### Exercise:
Restate the listing that follows word for word, without its pictures.

-.-.-

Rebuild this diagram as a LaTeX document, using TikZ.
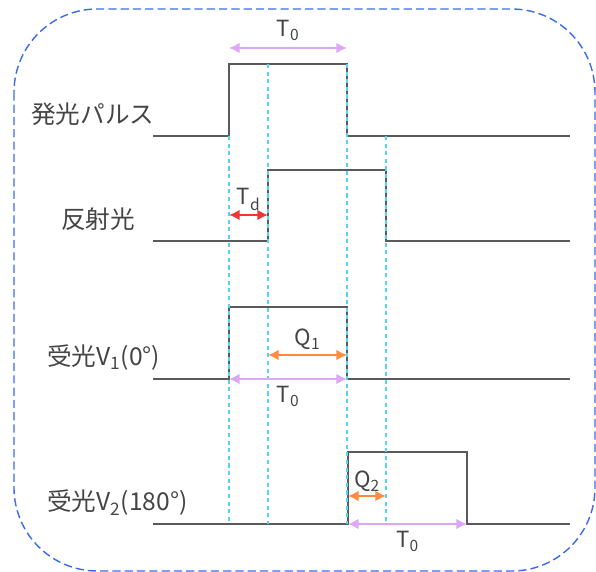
\documentclass[tikz,border=0pt]{standalone}
\usepackage{fontspec}
\setmainfont{Noto Sans CJK JP}
\usetikzlibrary{arrows.meta}

\definecolor{sigGray}{HTML}{5A5A5A}
\definecolor{textGray}{HTML}{454545}
\definecolor{guideCyan}{HTML}{4FD6F2}
\definecolor{frameBlue}{HTML}{3A6BEE}
\definecolor{spanViolet}{HTML}{DCA8F4}
\definecolor{delayRed}{HTML}{F03535}
\definecolor{chargeOrange}{HTML}{FF8A40}

\begin{document}
\begin{tikzpicture}[
    x=0.03cm, y=-0.03cm,
    frame/.style={frameBlue, line width=1.2pt, dash pattern=on 7pt off 3.5pt, rounded corners=2.5cm},
    signal/.style={sigGray, line width=1.8pt},
    guide/.style={guideCyan, line width=1.9pt, dash pattern=on 3.5pt off 3pt},
    span/.style={spanViolet, line width=1.6pt, {Latex[length=9pt,width=9pt]}-{Latex[length=9pt,width=9pt]}},
    delay/.style={delayRed, line width=1.6pt, {Latex[length=9pt,width=9pt]}-{Latex[length=9pt,width=9pt]}},
    charge/.style={chargeOrange, line width=1.6pt, {Latex[length=9pt,width=9pt]}-{Latex[length=9pt,width=9pt]}},
    sigLabel/.style={textGray, font=\fontsize{21}{24}\selectfont, anchor=west, inner sep=0pt},
    timeLabel/.style={textGray, font=\fontsize{19}{22}\selectfont, inner sep=2pt}
]

\useasboundingbox (0,0) rectangle (596,572);

% Frame
\draw[frame] (14,9) rectangle (595,571);

% Signal names
\node[sigLabel] (lbl-emit) at (31,114) {発光パルス};
\node[sigLabel] (lbl-refl) at (61,219) {反射光};
\node[sigLabel] (lbl-v1) at (47,358) {受光V\textsubscript{1}(0°)};
\node[sigLabel] (lbl-v2) at (47,503) {受光V\textsubscript{2}(180°)};

% Waveforms
\draw[signal] (153,136) -- (229,136) -- (229,64) -- (347,64) -- (347,136) -- (570,136);
\draw[signal] (153,241) -- (268,241) -- (268,170) -- (386,170) -- (386,241) -- (570,241);
\draw[signal] (153,379) -- (229,379) -- (229,307) -- (347,307) -- (347,379) -- (570,379);
\draw[signal] (153,524) -- (348,524) -- (348,452) -- (467,452) -- (467,524) -- (570,524);

% Timing guides
\foreach \x/\ytop in {229/136, 268/64, 347/64, 386/136} {
    \draw[guide] (\x,\ytop) -- (\x,524);
}

% Pulse width T0 (top)
\coordinate (t0-top-l) at (229,48);
\coordinate (t0-top-r) at (347,48);
\draw[span] (t0-top-l) -- node[timeLabel, above=3pt] (lbl-t0-top) {T\textsubscript{0}} (t0-top-r);

% Delay Td
\coordinate (td-l) at (229,215);
\coordinate (td-r) at (268,215);
\draw[delay] (td-l) -- node[timeLabel, above=1pt] (lbl-td) {T\textsubscript{d}} (td-r);

% Charge Q1
\coordinate (q1-l) at (268,355);
\coordinate (q1-r) at (347,355);
\draw[charge] (q1-l) -- node[timeLabel, above=2pt] (lbl-q1) {Q\textsubscript{1}} (q1-r);

% Window V1
\coordinate (w1-l) at (229,379);
\coordinate (w1-r) at (347,379);
\draw[span] (w1-l) -- node[timeLabel, below=3pt] (lbl-t0-v1) {T\textsubscript{0}} (w1-r);

% Charge Q2
\coordinate (q2-l) at (348,496);
\coordinate (q2-r) at (386,496);
\draw[charge] (q2-l) -- node[timeLabel, above=1pt] (lbl-q2) {Q\textsubscript{2}} (q2-r);

% Window V2
\coordinate (w2-l) at (348,524);
\coordinate (w2-r) at (467,524);
\draw[span] (w2-l) -- node[timeLabel, below=3pt] (lbl-t0-v2) {T\textsubscript{0}} (w2-r);

\end{tikzpicture}
\end{document}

-.-.-

### The reply:
Rebuild this diagram as a LaTeX document, using TikZ.
\documentclass[tikz,border=0pt]{standalone}
\usepackage{fontspec}
\setmainfont{Noto Sans CJK JP}
\usetikzlibrary{arrows.meta}

\definecolor{sigGray}{HTML}{5A5A5A}
\definecolor{textGray}{HTML}{454545}
\definecolor{guideCyan}{HTML}{4FD6F2}
\definecolor{frameBlue}{HTML}{3A6BEE}
\definecolor{spanViolet}{HTML}{DCA8F4}
\definecolor{delayRed}{HTML}{F03535}
\definecolor{chargeOrange}{HTML}{FF8A40}

\begin{document}
\begin{tikzpicture}[
    x=0.03cm, y=-0.03cm,
    frame/.style={frameBlue, line width=1.2pt, dash pattern=on 7pt off 3.5pt, rounded corners=2.5cm},
    signal/.style={sigGray, line width=1.8pt},
    guide/.style={guideCyan, line width=1.9pt, dash pattern=on 3.5pt off 3pt},
    span/.style={spanViolet, line width=1.6pt, {Latex[length=9pt,width=9pt]}-{Latex[length=9pt,width=9pt]}},
    delay/.style={delayRed, line width=1.6pt, {Latex[length=9pt,width=9pt]}-{Latex[length=9pt,width=9pt]}},
    charge/.style={chargeOrange, line width=1.6pt, {Latex[length=9pt,width=9pt]}-{Latex[length=9pt,width=9pt]}},
    sigLabel/.style={textGray, font=\fontsize{21}{24}\selectfont, anchor=west, inner sep=0pt},
    timeLabel/.style={textGray, font=\fontsize{19}{22}\selectfont, inner sep=2pt}
]

\useasboundingbox (0,0) rectangle (596,572);

% Frame
\draw[frame] (14,9) rectangle (595,571);

% Signal names
\node[sigLabel] (lbl-emit) at (31,114) {発光パルス};
\node[sigLabel] (lbl-refl) at (61,219) {反射光};
\node[sigLabel] (lbl-v1) at (47,358) {受光V\textsubscript{1}(0°)};
\node[sigLabel] (lbl-v2) at (47,503) {受光V\textsubscript{2}(180°)};

% Waveforms
\draw[signal] (153,136) -- (229,136) -- (229,64) -- (347,64) -- (347,136) -- (570,136);
\draw[signal] (153,241) -- (268,241) -- (268,170) -- (386,170) -- (386,241) -- (570,241);
\draw[signal] (153,379) -- (229,379) -- (229,307) -- (347,307) -- (347,379) -- (570,379);
\draw[signal] (153,524) -- (348,524) -- (348,452) -- (467,452) -- (467,524) -- (570,524);

% Timing guides
\foreach \x/\ytop in {229/136, 268/64, 347/64, 386/136} {
    \draw[guide] (\x,\ytop) -- (\x,524);
}

% Pulse width T0 (top)
\coordinate (t0-top-l) at (229,48);
\coordinate (t0-top-r) at (347,48);
\draw[span] (t0-top-l) -- node[timeLabel, above=3pt] (lbl-t0-top) {T\textsubscript{0}} (t0-top-r);

% Delay Td
\coordinate (td-l) at (229,215);
\coordinate (td-r) at (268,215);
\draw[delay] (td-l) -- node[timeLabel, above=1pt] (lbl-td) {T\textsubscript{d}} (td-r);

% Charge Q1
\coordinate (q1-l) at (268,355);
\coordinate (q1-r) at (347,355);
\draw[charge] (q1-l) -- node[timeLabel, above=2pt] (lbl-q1) {Q\textsubscript{1}} (q1-r);

% Window V1
\coordinate (w1-l) at (229,379);
\coordinate (w1-r) at (347,379);
\draw[span] (w1-l) -- node[timeLabel, below=3pt] (lbl-t0-v1) {T\textsubscript{0}} (w1-r);

% Charge Q2
\coordinate (q2-l) at (348,496);
\coordinate (q2-r) at (386,496);
\draw[charge] (q2-l) -- node[timeLabel, above=1pt] (lbl-q2) {Q\textsubscript{2}} (q2-r);

% Window V2
\coordinate (w2-l) at (348,524);
\coordinate (w2-r) at (467,524);
\draw[span] (w2-l) -- node[timeLabel, below=3pt] (lbl-t0-v2) {T\textsubscript{0}} (w2-r);

\end{tikzpicture}
\end{document}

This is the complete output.